This confederation of eight cantons (Acht Orte) was politically and militarily successful for more than a century, culminating in the Burgundy Wars of the 1470s which established it as a power in the complicated political landscape dominated by France and the Habsburgs. Its success resulted in the addition of more confederates, increasing the number of cantons to thirteen (Dreizehn Orte) by 1513. The confederacy pledged neutrality in 1515 and 1647 (under the threat of the Thirty Years' War), although many Swiss served privately as mercenaries in the Italian Wars and during the Early Modern period.

After the Swabian War of 1499 the confederacy was a de facto independent state throughout the early modern period, although still nominally part of the Holy Roman Empire until 1648. The Swiss Reformation divided the confederates into Reformed and Catholic parties, resulting in internal conflict from the 16th to the 18th centuries; as a result, the federal diet (Tagsatzung) was often paralysed by hostility between the factions. The Swiss Confederacy fell to invasion by the French Revolutionary Army in 1798, after which it became the short-lived Helvetic Republic.

Name

Old drawing with ornate writing and bull with a headdress
The "Swiss Bull" (Der Schweitzer Stier), horns decorated with a wreath showing the coats of arms of the Thirteen Cantons of the Confederacy (1584)

The adjective “old” was introduced after the Napoleonic era with Ancien Régime, retronyms distinguishing the pre-Napoleonic from the restored confederation. During its existence the confederacy was known as Eidgenossenschaft or Eydtgnoschafft ("oath fellowship"), in reference to treaties among cantons; this term was first used in the 1370 Pfaffenbrief. Territories of the confederacy came to be known collectively as Schweiz or Schweizerland (Schwytzerland in contemporary spelling), with the English Switzerland beginning during the mid-16th century. From that time the Confederacy was seen as a single state, also known as the Swiss Republic (Republic der Schweitzer, République des Suisses and Republica Helvetiorum by Josias Simmler in 1576) after the fashion of calling individual urban cantons republics (such as the Republics of Zürich, Berne and Basel).

History

Multicolored map of Switzerland
Territorial development of Old Swiss Confederacy, 1291–1797

Foundation

Further information: Medieval history of Switzerland

The nucleus of the Old Swiss Confederacy was an alliance among the valley communities of the central Alps to facilitate management of common interests (such as trade) and ensure peace along trade routes through the mountains. The foundation of the Confederacy is marked by the Rütlischwur (dated to 1307 by Aegidius Tschudi) or the 1315 Pact of Brunnen. Since 1889, the Federal Charter of 1291 among the rural communes of Uri, Schwyz, and Unterwalden has been considered the founding document of the confederacy.[3]

Federation growth

The initial pact was augmented by pacts with the cities of Lucerne, Zürich, and Berne. This union of rural and urban communes, which enjoyed the status of imperial immediacy within the Holy Roman Empire, was engendered by pressure from Habsburg dukes and kings who had ruled much of the land. In several battles with Habsburg armies, the Swiss were victorious; they conquered the rural areas of Glarus and Zug, which became members of the confederacy.[3]
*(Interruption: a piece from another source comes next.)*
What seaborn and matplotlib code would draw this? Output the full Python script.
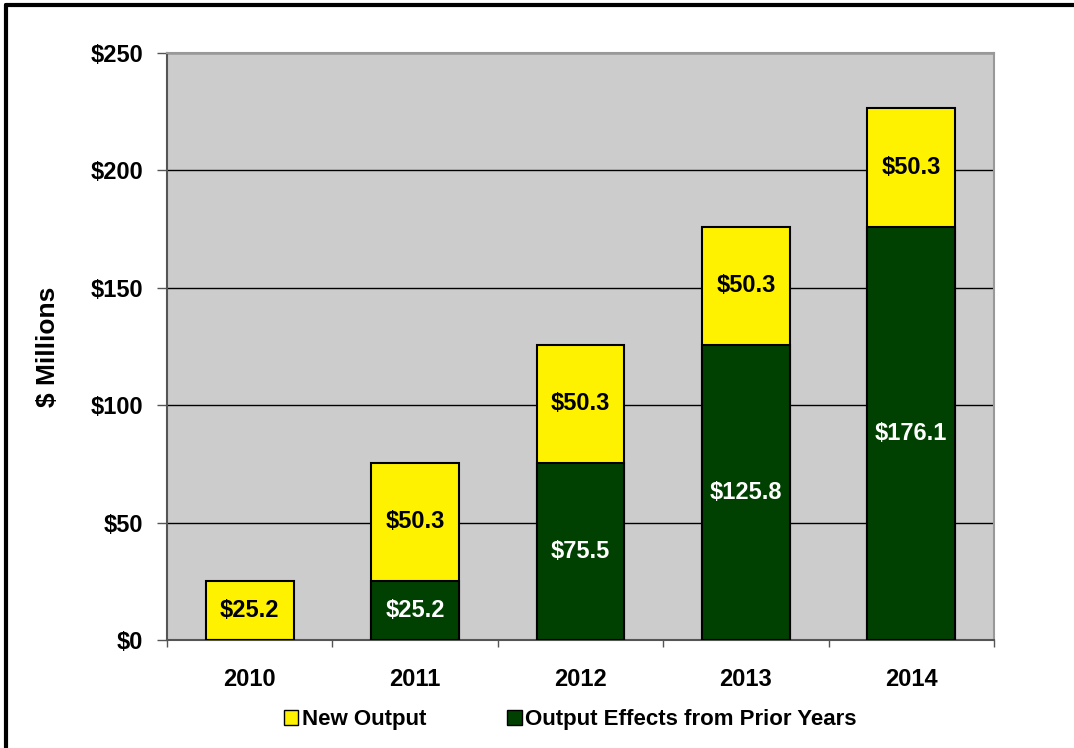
import numpy as np
import pandas as pd
import seaborn as sns
import matplotlib.pyplot as plt
from matplotlib.patches import Patch
from matplotlib.lines import Line2D

years = ['2010', '2011', '2012', '2013', '2014']
prior_years = [0.0, 25.2, 75.5, 125.8, 176.1]
new_output = [25.2, 50.3, 50.3, 50.3, 50.3]
y_ticks = [0, 50, 100, 150, 200, 250]
y_tick_labels = ['$0', '$50', '$100', '$150', '$200', '$250']

yellow = '#FFF200'
green = '#004000'

sns.set_style('white')
plt.rcParams['font.family'] = ['Liberation Sans', 'DejaVu Sans']
plt.rcParams['font.weight'] = 'bold'
plt.rcParams['text.color'] = 'black'
plt.rcParams['axes.labelcolor'] = 'black'
plt.rcParams['xtick.color'] = 'black'
plt.rcParams['ytick.color'] = 'black'

df = pd.DataFrame({'year': years, 'prior': prior_years, 'new': new_output})
df['total'] = df['prior'] + df['new']

fig = plt.figure(figsize=(10.74, 7.48), dpi=100)
ax = fig.add_axes([167 / 1074, 1 - 640 / 748, (994 - 167) / 1074, (640 - 53) / 748])
ax.set_facecolor('#CCCCCC')

# stacked bars: total first (yellow), prior drawn over it (green)
sns.barplot(data=df, x='year', y='total', color=yellow, edgecolor='black',
            linewidth=1.5, width=0.53, saturation=1, ax=ax, zorder=3)
sns.barplot(data=df, x='year', y='prior', color=green, edgecolor='black',
            linewidth=1.5, width=0.53, saturation=1, ax=ax, zorder=4)

# value labels
for i, row in df.iterrows():
    if row['prior'] > 0:
        ax.text(i, row['prior'] / 2, f"${row['prior']:.1f}", ha='center', va='center',
                color='white', fontsize=17, fontweight='bold', zorder=5)
    ax.text(i, row['prior'] + row['new'] / 2, f"${row['new']:.1f}", ha='center', va='center',
            color='black', fontsize=17, fontweight='bold', zorder=5)

ax.set_xlim(-0.5, len(years) - 0.5)
ax.set_ylim(0, 250)
ax.set_yticks(y_ticks)
ax.set_yticklabels(y_tick_labels, fontsize=17, fontweight='bold')
ax.tick_params(axis='y', length=7, width=1, color='#555555', direction='out', pad=10, left=True)
ax.tick_params(axis='x', which='major', length=0, pad=20, labelsize=17)
# small ticks between categories
ax.set_xticks(np.arange(len(years) + 1) - 0.5, minor=True)
ax.tick_params(axis='x', which='minor', length=5, width=1, color='#555555', direction='out', bottom=True)
for lbl in ax.get_xticklabels():
    lbl.set_fontweight('bold')
ax.yaxis.grid(True, color='black', linewidth=1)
ax.set_axisbelow(True)
ax.set_xlabel('')
ax.set_ylabel('$ Millions', fontsize=19, fontweight='bold', labelpad=22)

for side in ['top', 'right']:
    ax.spines[side].set_color('#999999')
    ax.spines[side].set_linewidth(1.5)
for side in ['left', 'bottom']:
    ax.spines[side].set_color('#555555')
    ax.spines[side].set_linewidth(1.5)

handles = [Patch(facecolor=yellow, edgecolor='black', label='New Output'),
           Patch(facecolor=green, edgecolor='black', label='Output Effects from Prior Years')]
fig.legend(handles=handles, loc='center', bbox_to_anchor=(0.531, 1 - 720 / 748), ncol=2,
           frameon=False, fontsize=16, handlelength=0.65, handleheight=0.65,
           handletextpad=0.15, columnspacing=3.65)

# outer border of the figure
fig.add_artist(Line2D([6 / 1074, 6 / 1074], [0, 1 - 5 / 748], color='black', linewidth=3,
                      transform=fig.transFigure))
fig.add_artist(Line2D([6 / 1074, 1], [1 - 5 / 748, 1 - 5 / 748], color='black', linewidth=3,
                      transform=fig.transFigure))

fig.savefig('out.png', dpi=100)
From 1353 to 1481, the federation of eight cantons—known in German as the Acht Orte (Eight Cantons)—consolidated its position. The members (especially the cities) enlarged their territory at the expense of local counts—primarily by buying judicial rights, but sometimes by force. The Eidgenossenschaft, as a whole, expanded through military conquest: the Aargau was conquered in 1415 and the Thurgau in 1460. In both cases, the Swiss profited from weakness in the Habsburg dukes. In the south, Uri led a military territorial expansion that (after many setbacks) would by 1515 lead to the conquest of the Ticino. None of these territories became members of the confederacy; they had the status of condominiums (regions administered by several cantons).

At this time, the eight cantons gradually increased their influence on neighbouring cities and regions through additional alliances. Individual cantons concluded pacts with Fribourg, Appenzell, Schaffhausen, the abbot and the city of St. Gallen, Biel, Rottweil, Mulhouse and others. These allies (known as the Zugewandte Orte) became closely associated with the confederacy, but were not accepted as full members.
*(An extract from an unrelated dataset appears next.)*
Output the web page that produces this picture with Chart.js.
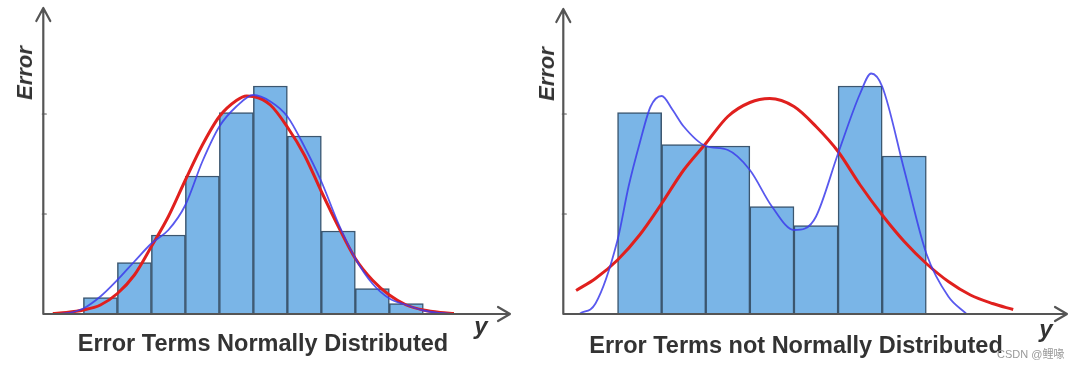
<!DOCTYPE html>
<html>
<head>
<meta charset="utf-8">
<script src="https://cdn.jsdelivr.net/npm/chart.js@4/dist/chart.umd.min.js"></script>
<style>
  body { margin: 0; background: #fff; }
  #wrap { position: relative; width: 1080px; height: 369px; overflow: hidden; font-family: "Liberation Sans", Arial, sans-serif; }
  .pane { position: absolute; top: 0; width: 540px; height: 369px; }
  .lbl { position: absolute; white-space: nowrap; color: #333; }
  .title { font-size: 23.5px; font-weight: bold; transform: translate(-50%, -50%); }
  .ylab { font-size: 22px; font-weight: bold; font-style: italic; transform: translate(-50%, -50%) rotate(-90deg); }
  .xlab { font-size: 24px; font-weight: bold; font-style: italic; transform: translate(-50%, -50%); }
  .mark { font-size: 11px; color: #999; transform: translateY(-50%); font-family: "Liberation Sans", "Noto Sans CJK SC", sans-serif; }
</style>
</head>
<body>
<div id="wrap">
  <div class="pane" style="left:0"><canvas id="left" width="540" height="369"></canvas></div>
  <div class="pane" style="left:540px"><canvas id="right" width="540" height="369"></canvas></div>

  <div class="lbl ylab" style="left:25px;top:73px">Error</div>
  <div class="lbl ylab" style="left:547px;top:74px">Error</div>
  <div class="lbl xlab" style="left:481px;top:326px">y</div>
  <div class="lbl xlab" style="left:1046px;top:329px">y</div>
  <div class="lbl title" style="left:263px;top:343px">Error Terms Normally Distributed</div>
  <div class="lbl title" style="left:796px;top:345px">Error Terms not Normally Distributed</div>
  <div class="lbl mark" style="left:997px;top:353px">CSDN @鲤喙</div>
</div>
<script>
// left panel: roughly normal residuals
const leftBins = [0.5, 1.5, 2.5, 3.5, 4.5, 5.5, 6.5, 7.5, 8.5, 9.5];
const leftCounts = [3.3, 10.3, 15.8, 27.6, 40.3, 45.6, 35.6, 16.6, 5.1, 2.1];
const leftNormalX = [-0.9, -0.5, 0, 0.5, 1, 1.5, 2, 2.5, 3, 3.5, 4, 4.5, 4.8, 5, 5.5, 6, 6.5, 7, 7.5, 8, 8.5, 9, 9.5, 10, 10.5, 10.9];
const leftNormalY = [0.1, 0.3, 0.8, 1.8, 4.1, 7.8, 13.5, 19.5, 26.8, 33.8, 39.5, 42.7, 43.6, 43.5, 41.8, 37.4, 31.8, 24.5, 17.5, 11.1, 6.8, 3.8, 1.8, 0.8, 0.3, 0.1];
const leftKdeX = [-0.7, -0.3, 0, 0.5, 1, 1.5, 2, 2.5, 3, 3.5, 4, 4.5, 5, 5.5, 6, 6.5, 7, 7.5, 8, 8.5, 9, 9.5, 10, 10.5, 10.9];
const leftKdeY = [0, 0.4, 1.1, 3.5, 6.8, 10.5, 14.1, 16.8, 21.8, 30.5, 37.5, 41.5, 43.8, 42.5, 39.5, 33.5, 26.5, 18.1, 11.1, 6.1, 3.1, 1.8, 0.7, 0.2, 0];

// right panel: bimodal residuals
const rightBins = [0.5, 1.5, 2.5, 3.5, 4.5, 5.5, 6.5];
const rightCounts = [40.3, 33.9, 33.6, 21.5, 17.7, 45.6, 31.6];
const rightNormalX = [-0.94, -0.5, 0, 0.5, 1, 1.5, 2, 2.5, 3, 3.45, 4, 4.5, 5, 5.5, 6, 6.5, 7, 7.5, 8, 8.5, 8.97];
const rightNormalY = [4.7, 7.1, 10.8, 15.8, 22.1, 28.8, 34.1, 39.5, 42.3, 43.1, 41.5, 37.5, 32.5, 25.8, 19.8, 14.5, 10.1, 6.5, 3.8, 2.1, 0.9];
const rightKdeX = [-0.85, -0.5, 0, 0.25, 0.5, 0.75, 1, 1.25, 1.5, 2, 2.5, 3, 3.5, 4, 4.25, 4.5, 5, 5.5, 5.75, 6, 6.5, 7, 7.5, 7.9];
const rightKdeY = [0.1, 2.1, 14.8, 25.5, 34.1, 41.5, 43.6, 40.8, 37.5, 33.6, 32.8, 28.8, 21.5, 16.8, 17.1, 19.5, 32.1, 44.1, 48.1, 45.5, 28.8, 12.1, 3.5, 0.1];

const yTicks = [20, 40];

function pts(xs, ys) {
    return xs.map((x, i) => ({ x: x, y: ys[i] }));
}

// axis lines with open arrow heads, drawn over the bars
const arrowAxes = {
    id: 'arrowAxes',
    afterDatasetsDraw(chart) {
        const ctx = chart.ctx;
        const a = chart.chartArea;
        const y = chart.scales.y;
        ctx.save();
        ctx.strokeStyle = '#555';
        ctx.lineWidth = 2.2;
        ctx.lineCap = 'round';
        ctx.lineJoin = 'round';
        ctx.beginPath();
        ctx.moveTo(a.left, a.bottom);
        ctx.lineTo(a.left, a.top);
        ctx.moveTo(a.left - 7, a.top + 13);
        ctx.lineTo(a.left, a.top);
        ctx.lineTo(a.left + 7, a.top + 13);
        ctx.moveTo(a.left, a.bottom);
        ctx.lineTo(a.right, a.bottom);
        ctx.moveTo(a.right - 12, a.bottom - 7);
        ctx.lineTo(a.right, a.bottom);
        ctx.lineTo(a.right - 12, a.bottom + 7);
        ctx.stroke();
        ctx.lineWidth = 1.2;
        ctx.beginPath();
        yTicks.forEach(v => {
            const py = y.getPixelForValue(v);
            ctx.moveTo(a.left - 1, py);
            ctx.lineTo(a.left + 3, py);
        });
        ctx.stroke();
        ctx.restore();
    }
};

function makeChart(id, bins, counts, normal, kde, xr, pad) {
    return new Chart(document.getElementById(id), {
        type: 'bar',
        data: {
            datasets: [
                {
                    type: 'line',
                    data: kde,
                    borderColor: 'rgba(60,60,235,0.85)',
                    borderWidth: 1.8,
                    pointRadius: 0,
                    cubicInterpolationMode: 'monotone',
                    order: 1
                },
                {
                    type: 'line',
                    data: normal,
                    borderColor: '#e0201e',
                    borderWidth: 3,
                    pointRadius: 0,
                    cubicInterpolationMode: 'monotone',
                    order: 2
                },
                {
                    data: pts(bins, counts),
                    backgroundColor: '#7ab5e7',
                    borderColor: '#3b566f',
                    borderWidth: 1.5,
                    barPercentage: 1,
                    categoryPercentage: 1,
                    order: 3
                }
            ]
        },
        options: {
            responsive: false,
            animation: false,
            devicePixelRatio: 1,
            layout: { padding: pad },
            plugins: { legend: { display: false }, tooltip: { enabled: false } },
            scales: {
                x: { type: 'linear', min: xr[0], max: xr[1], offset: false, display: false },
                y: { type: 'linear', min: 0, max: xr[2], display: false }
            }
        },
        plugins: [arrowAxes]
    });
}

makeChart('left', leftBins, leftCounts, pts(leftNormalX, leftNormalY), pts(leftKdeX, leftKdeY),
    [-1.18, 12.55, 61.2], { left: 43.3, right: 30, top: 8, bottom: 55 });
makeChart('right', rightBins, rightCounts, pts(rightNormalX, rightNormalY), pts(rightKdeX, rightKdeY),
    [-1.23, 10.19, 61], { left: 23.3, right: 13, top: 9, bottom: 55 });
</script>
</body>
</html>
The Burgundy Wars prompted a further enlargement of the confederacy; Fribourg and Solothurn were accepted in 1481. In the Swabian War against Holy Roman Emperor Maximilian I, the Swiss were victorious and exempted from imperial legislation. The associated cities of Basel and Schaffhausen joined the confederacy as a result of that conflict, and Appenzell followed suit in 1513 as the thirteenth member. The federation of thirteen cantons (Dreizehn Orte) constituted the Old Swiss Confederacy until its demise in 1798.
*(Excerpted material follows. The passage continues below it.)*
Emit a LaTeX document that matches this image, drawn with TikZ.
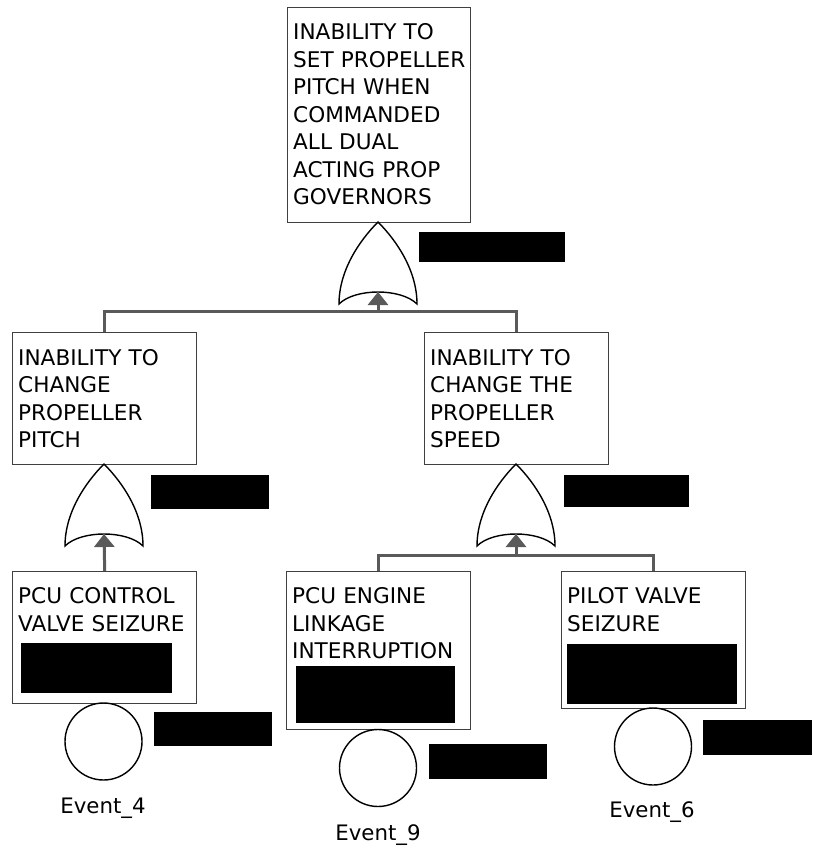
\documentclass[tikz,border=0pt]{standalone}
\usepackage{fontspec}
\setmainfont{DejaVu Sans}
\usetikzlibrary{arrows.meta}
\definecolor{connGray}{HTML}{5A5A5A}
\definecolor{boxGray}{HTML}{404040}
\begin{document}
\begin{tikzpicture}[x=1pt,y=-1pt,
  evbox/.style={draw=boxGray, line width=1.4pt, fill=white, inner sep=0pt, anchor=north west},
  evtext/.style={anchor=base west, inner sep=0pt, text width=180pt, align=left,
    font=\fontsize{21.6}{27.5}\selectfont},
  gateline/.style={draw=black, line width=1.4pt, fill=white},
  conn/.style={draw=connGray, line width=3pt},
  arr/.style={conn, -{Triangle[width=20pt,length=13pt]}},
  redact/.style={fill=black, inner sep=0pt, anchor=north west},
  basic/.style={draw=black, line width=1.4pt, circle, inner sep=0pt, minimum size=77pt},
  evlabel/.style={anchor=base, inner sep=0pt, font=\fontsize{21.3}{25}\selectfont},
  orgate/.pic={
    \path[gateline] (-39,82) .. controls (-39,48) and (-18,18) .. (0,0)
       .. controls (18,18) and (39,48) .. (39,82)
       .. controls (23,66) and (-23,66) .. cycle;
    \coordinate (-in) at (0,70);
  }]
\useasboundingbox (0,0) rectangle (812,848);

% event boxes
\node[evbox, minimum width=183pt, minimum height=215pt] (top) at (287,7) {};
\node[evbox, minimum width=184pt, minimum height=132pt] (midL) at (12,332) {};
\node[evbox, minimum width=184pt, minimum height=132pt] (midR) at (424,332) {};
\node[evbox, minimum width=184pt, minimum height=132pt] (pcuC) at (12,571) {};
\node[evbox, minimum width=184pt, minimum height=158pt] (pcuE) at (286,571) {};
\node[evbox, minimum width=184pt, minimum height=137pt] (pilot) at (561,571) {};

% connectors
\coordinate (j1) at (378,311.5);
\coordinate (j3) at (516,555.5);
\draw[conn] (midL.north) |- (j1) -| (midR.north);
\draw[conn] (pcuE.north) |- (j3) -| (pilot.north);

% OR gates
\pic (g1) at (378,222) {orgate};
\pic (g2) at (104,464) {orgate};
\pic (g3) at (516,464) {orgate};

\draw[arr] (j1) -- (g1-in);
\draw[arr] (pcuC.north) -- (g2-in);
\draw[arr] (j3) -- (g3-in);

% box texts
\node[evtext] (topT) at (293,40) {INABILITY TO\\SET PROPELLER\\PITCH WHEN\\COMMANDED\\ALL DUAL\\ACTING PROP\\GOVERNORS};
\node[evtext] (midLT) at (18,365) {INABILITY TO\\CHANGE\\PROPELLER\\PITCH};
\node[evtext] (midRT) at (430,365) {INABILITY TO\\CHANGE THE\\PROPELLER\\SPEED};
\node[evtext] (pcuCT) at (18,603.5) {PCU CONTROL\\VALVE SEIZURE};
\node[evtext] (pcuET) at (292,603.5) {PCU ENGINE\\LINKAGE\\INTERRUPTION};
\node[evtext] (pilotT) at (567,603.5) {PILOT VALVE\\SEIZURE};

% basic events
\node[basic] (e4) at (103.5,741.5) {};
\node[basic] (e9) at (378,768) {};
\node[basic] (e6) at (653,746.5) {};
\node[evlabel] (e4L) at (103,813) {Event\_4};
\node[evlabel] (e9L) at (378,840) {Event\_9};
\node[evlabel] (e6L) at (652,817) {Event\_6};

% blacked-out tags
\node[redact, minimum width=146pt, minimum height=30pt] (g1tag) at (419,232) {};
\node[redact, minimum width=118pt, minimum height=34pt] (g2tag) at (151,475) {};
\node[redact, minimum width=125pt, minimum height=32pt] (g3tag) at (564,475) {};
\node[redact, minimum width=151pt, minimum height=50pt] (pcuCtag) at (20.7,642.7) {};
\node[redact, minimum width=158.6pt, minimum height=57pt] (pcuEtag) at (295.7,665.7) {};
\node[redact, minimum width=170pt, minimum height=60pt] (pilottag) at (567,644) {};
\node[redact, minimum width=118pt, minimum height=34pt] (e4tag) at (154,712) {};
\node[redact, minimum width=118pt, minimum height=35pt] (e9tag) at (429,744) {};
\node[redact, minimum width=109pt, minimum height=34.5pt] (e6tag) at (703,720) {};
\end{tikzpicture}
\end{document}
The expansion of the confederacy was stopped by the Swiss defeat in the 1515 Battle of Marignano. Only Berne and Fribourg were still able to conquer the Vaud in 1536; the latter primarily became part of the canton of Berne, with a small portion under the jurisdiction of Fribourg.

Reformation

Medieval drawing of warring armies
The forces of Zürich are defeated in the Second War of Kappel.

The Reformation in Switzerland led to doctrinal division amongst the cantons.[3] Zürich, Berne, Basel, Schaffhausen and associates Biel, Mulhouse, Neuchâtel, Geneva and the city of St. Gallen became Protestant; other members of the confederation and the Valais remained Catholic. In Glarus, Appenzell, in the Grisons and in most condominiums both religions coexisted; Appenzell split in 1597 into a Catholic Appenzell Inner Rhodes and a Protestant Appenzell Outer Rhodes.

The division led to civil war (the Wars of Kappel) and separate alliances with foreign powers by the Catholic and Protestant factions, but the confederacy as a whole continued to exist. A common foreign policy was blocked, however, by the impasse. During the Thirty Years' War, religious disagreements among the cantons kept the confederacy neutral and spared it from belligerents. At the Peace of Westphalia, the Swiss delegation was granted formal recognition of the confederacy as a state independent of the Holy Roman Empire.

Early modern period

Growing social differences and an increasing absolutism in the city cantons during the Ancien Régime led to local popular revolts. An uprising during the post-war depression after the Thirty Years' War escalated to the Swiss peasant war of 1653 in Lucerne, Berne, Basel, Solothurn and the Aargau. The revolt was put down swiftly by force and with the help of many cantons.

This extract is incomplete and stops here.